WASHINGTON - The energy efficiency of more than 325,000 homes and apartment units across the country was improved through better building techniques and energy efficiency improvements, saving consumers close to $150 million in 2005, according to the first annual Partnerships for Home Energy Efficiency (PHEE) report. The report documents the progress of efforts by the U.S. Department of Energy (DOE), Department of Housing and Urban Development (HUD), and Environmental Protection Agency (EPA) to improve energy efficiency.

Other highlights of the report include:

  • Record-breaking numbers (167,000 - up from 132,000 in 2004) of Energy Star qualified homes built in 2005;

  • Increased certification opportunities for energy efficiency contractors through the Building Performance Institute, funded jointly by the three agencies; and

  • Additional $1 billion in utility bill savings for homeowners through the purchase of more energy-efficient products and appliances promoted by DOE, EPA, and HUD during 2005, compared to 2004.

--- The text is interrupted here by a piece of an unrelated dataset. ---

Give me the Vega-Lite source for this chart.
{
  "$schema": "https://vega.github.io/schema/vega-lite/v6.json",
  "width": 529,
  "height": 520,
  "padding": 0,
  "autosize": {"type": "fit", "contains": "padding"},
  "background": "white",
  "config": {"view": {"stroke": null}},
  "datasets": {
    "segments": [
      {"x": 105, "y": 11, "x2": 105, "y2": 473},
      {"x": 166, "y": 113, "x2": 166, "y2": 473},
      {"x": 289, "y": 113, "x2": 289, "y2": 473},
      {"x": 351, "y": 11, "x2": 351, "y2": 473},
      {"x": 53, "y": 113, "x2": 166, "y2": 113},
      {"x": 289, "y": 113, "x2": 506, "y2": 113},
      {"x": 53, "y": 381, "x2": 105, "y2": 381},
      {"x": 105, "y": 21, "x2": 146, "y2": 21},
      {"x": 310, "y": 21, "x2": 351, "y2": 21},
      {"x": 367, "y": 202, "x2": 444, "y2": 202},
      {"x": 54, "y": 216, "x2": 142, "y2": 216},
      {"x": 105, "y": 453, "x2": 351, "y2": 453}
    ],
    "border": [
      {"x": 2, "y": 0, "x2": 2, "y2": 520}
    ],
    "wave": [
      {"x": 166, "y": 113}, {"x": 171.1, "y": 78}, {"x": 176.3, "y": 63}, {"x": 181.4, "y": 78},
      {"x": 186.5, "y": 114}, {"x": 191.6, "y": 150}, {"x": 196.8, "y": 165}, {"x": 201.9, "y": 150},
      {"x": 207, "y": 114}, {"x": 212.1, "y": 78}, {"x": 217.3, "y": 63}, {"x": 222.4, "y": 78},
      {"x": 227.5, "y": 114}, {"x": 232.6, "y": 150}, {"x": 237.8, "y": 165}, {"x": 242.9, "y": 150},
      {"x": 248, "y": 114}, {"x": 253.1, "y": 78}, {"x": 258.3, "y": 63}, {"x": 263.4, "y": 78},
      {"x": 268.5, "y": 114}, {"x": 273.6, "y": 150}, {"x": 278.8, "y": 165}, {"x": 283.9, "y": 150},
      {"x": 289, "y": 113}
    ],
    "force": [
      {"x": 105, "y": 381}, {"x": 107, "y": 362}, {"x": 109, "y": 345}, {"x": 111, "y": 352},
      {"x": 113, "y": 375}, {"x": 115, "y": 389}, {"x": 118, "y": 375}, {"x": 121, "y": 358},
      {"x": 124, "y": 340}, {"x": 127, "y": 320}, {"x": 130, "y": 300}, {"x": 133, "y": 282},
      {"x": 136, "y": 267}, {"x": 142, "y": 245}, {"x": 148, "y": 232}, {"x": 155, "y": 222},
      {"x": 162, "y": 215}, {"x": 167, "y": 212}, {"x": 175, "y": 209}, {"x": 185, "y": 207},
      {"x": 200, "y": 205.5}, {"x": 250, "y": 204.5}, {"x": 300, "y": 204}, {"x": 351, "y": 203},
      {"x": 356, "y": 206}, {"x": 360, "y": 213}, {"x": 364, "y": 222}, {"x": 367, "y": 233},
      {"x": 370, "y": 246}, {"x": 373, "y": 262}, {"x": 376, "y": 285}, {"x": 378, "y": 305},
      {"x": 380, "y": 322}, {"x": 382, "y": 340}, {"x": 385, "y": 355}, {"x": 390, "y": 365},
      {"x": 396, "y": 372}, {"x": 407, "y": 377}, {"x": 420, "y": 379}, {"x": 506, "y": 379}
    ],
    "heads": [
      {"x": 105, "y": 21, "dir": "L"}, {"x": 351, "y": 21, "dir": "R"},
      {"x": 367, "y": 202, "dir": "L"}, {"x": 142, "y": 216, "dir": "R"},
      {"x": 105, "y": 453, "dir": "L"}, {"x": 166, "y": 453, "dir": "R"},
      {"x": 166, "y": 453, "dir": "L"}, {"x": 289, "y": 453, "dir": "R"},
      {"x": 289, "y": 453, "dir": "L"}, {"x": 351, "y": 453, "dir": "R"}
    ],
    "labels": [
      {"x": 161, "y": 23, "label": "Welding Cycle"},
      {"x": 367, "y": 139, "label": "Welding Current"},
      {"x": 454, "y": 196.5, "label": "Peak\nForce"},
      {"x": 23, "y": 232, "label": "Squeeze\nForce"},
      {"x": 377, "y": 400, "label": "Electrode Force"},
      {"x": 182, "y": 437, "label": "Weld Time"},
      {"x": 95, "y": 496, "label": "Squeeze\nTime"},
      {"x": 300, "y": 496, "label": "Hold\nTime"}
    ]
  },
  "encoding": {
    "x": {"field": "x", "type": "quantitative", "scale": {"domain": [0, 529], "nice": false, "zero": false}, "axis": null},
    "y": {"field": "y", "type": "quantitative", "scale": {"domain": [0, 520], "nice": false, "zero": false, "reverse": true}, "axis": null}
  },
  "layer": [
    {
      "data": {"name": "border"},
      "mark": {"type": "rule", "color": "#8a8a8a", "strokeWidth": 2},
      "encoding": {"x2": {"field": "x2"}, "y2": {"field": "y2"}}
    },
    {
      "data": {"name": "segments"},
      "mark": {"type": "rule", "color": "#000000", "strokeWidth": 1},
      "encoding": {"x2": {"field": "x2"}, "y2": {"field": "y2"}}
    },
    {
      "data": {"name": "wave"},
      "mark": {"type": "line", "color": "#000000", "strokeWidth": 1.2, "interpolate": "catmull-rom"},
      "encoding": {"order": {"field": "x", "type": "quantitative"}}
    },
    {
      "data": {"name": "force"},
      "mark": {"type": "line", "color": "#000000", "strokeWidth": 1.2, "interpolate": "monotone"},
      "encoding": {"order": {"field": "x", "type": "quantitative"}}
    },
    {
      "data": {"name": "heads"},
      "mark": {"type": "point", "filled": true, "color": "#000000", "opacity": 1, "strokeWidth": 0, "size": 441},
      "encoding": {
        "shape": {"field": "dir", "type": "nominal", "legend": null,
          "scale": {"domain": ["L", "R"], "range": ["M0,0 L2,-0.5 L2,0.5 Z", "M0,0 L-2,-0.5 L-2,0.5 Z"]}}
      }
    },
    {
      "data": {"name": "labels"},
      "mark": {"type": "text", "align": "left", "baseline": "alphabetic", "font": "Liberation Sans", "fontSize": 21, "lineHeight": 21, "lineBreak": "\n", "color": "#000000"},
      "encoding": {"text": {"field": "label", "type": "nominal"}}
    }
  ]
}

    According to the agencies, Americans spend more than $160 billion a year to heat, cool, light, and live in their homes. Homes account for approximately 21 percent of U.S. energy and consume a significant amount of electricity and natural gas - contributing about 17 percent of national emissions of greenhouse gases.

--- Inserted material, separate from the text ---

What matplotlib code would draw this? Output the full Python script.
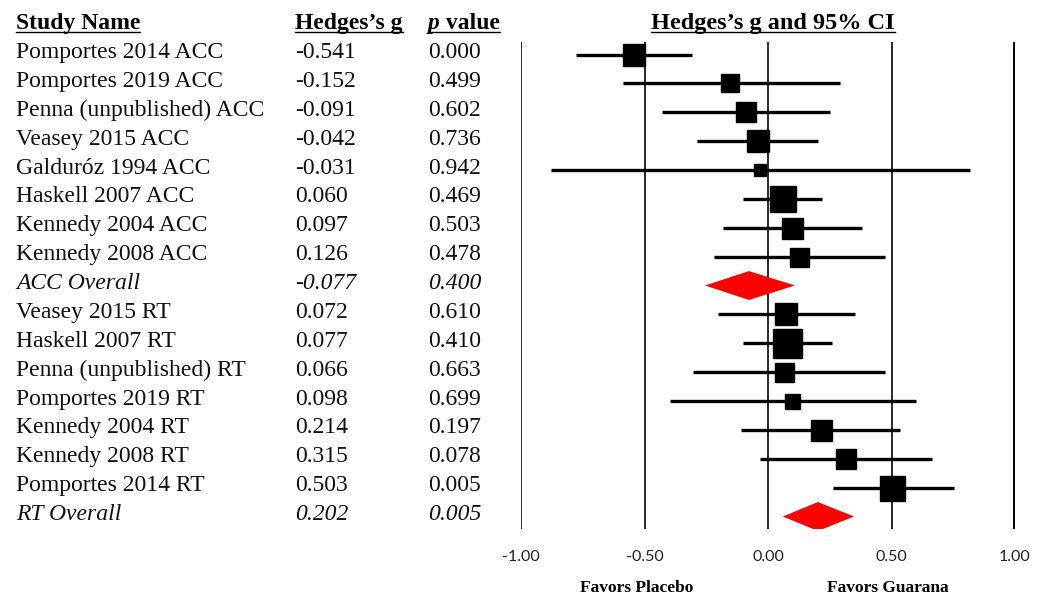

    While American homes are getting more efficient, more can be done, the report notes. Many households could save 20-30 percent on their energy bills through cost-effective home improvements, such as buying more energy-efficient products and appliances, stopping air from flowing in and out of the home, and adding insulation.

    PHEE was created in 2005 to help American homeowners improve the energy efficiency of their homes, save money and help address the rising costs of energy. PHEE set an aggressive goal of reducing the energy consumption of the average American home by 10 percent by 2015. Meeting this goal would save Americans $20 billion annually in utility costs, increase the affordability and comfort of homes, reduce demand for natural gas by more than 1 quad (a quadrillion Btu), and avoid greenhouse gas emissions equivalent to those from more than 25 million vehicles.